Tinhoso, Coutinho perseverou na única estratégia que lhe parecia ao alcance da mão: reaproximar-se do PT, principalmente da sua liderança maior, o ex-presidente Lula, a quem fora solidário quando ainda estava no governo paraibano. A esta altura, a influência de Ricardo começou a ser minada dentro do PSB, cuja cúpula nacional não mais lhe deu importância. O feito mais surpreendente de Ricardo, em plena maré de fastígio político, foi atrair o ex-presidente Lula para declarar-lhe apoio na campanha a prefeito de João Pessoa em 2020, mesmo com o PT tendo candidato próprio, que era o deputado Anísio Maia. A solidariedade de Lula não teve o condão, porém, de ressuscitar politicamente o ex-governador e líder dos “girassóis”, que amargou posição decadente no mapa eleitoral da sucessão de Luciano Cartaxo (PV).
O futuro político de Ricardo é uma incógnita sob todos os ângulos pelos quais se analise a sua trajetória ou a sua perspectiva. Ele nunca morreu de amores pelo Senado, tendo desdenhado, mesmo, da relevância do papel da Casa Legislativa. E se lhe fosse dada uma varinha mágica capaz de transformar desejos em realidade rogaria ao povo que lhe devolvesse à cadeira de governador, com a qual demonstrou intimidade e afinidade. Mas com a pedra da inelegibilidade no meio do caminho e o desafio de removê-la com urgência urgentíssima, vai reduzindo a escala de ambições e, para todos os efeitos, cogita concorrer à única vaga de senador, fiando-se na estratégia de Lula, que motivadíssimo para retomar o Planalto, investirá numa boa bancada federal para dar-lhe suporte no Congresso em caso de vitória.
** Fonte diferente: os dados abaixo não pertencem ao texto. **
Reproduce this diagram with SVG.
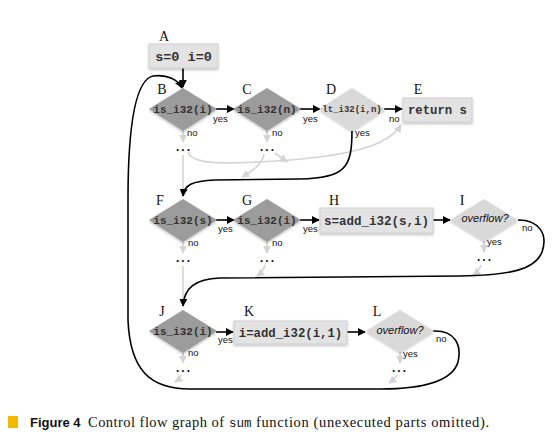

A propaganda massificada na mídia dá conta de que “sonhos não envelhecem”. Ricardo tem sido castigado pelos sulcos da idade, mas não perdeu a lucidez nem o maquiavelismo político. É pena que tenha que pagar um preço muito alto para tentar sobreviver: o da rendição ou humilhação a Lula e ao PT. Um enredo melancólico, mesmo que os sortilégios da política e do meio jurídico lhe dêem a chance de conquistar um mandato. No seu caso, será o mandato mais “mendigado” de que se tem notícia na história política regional.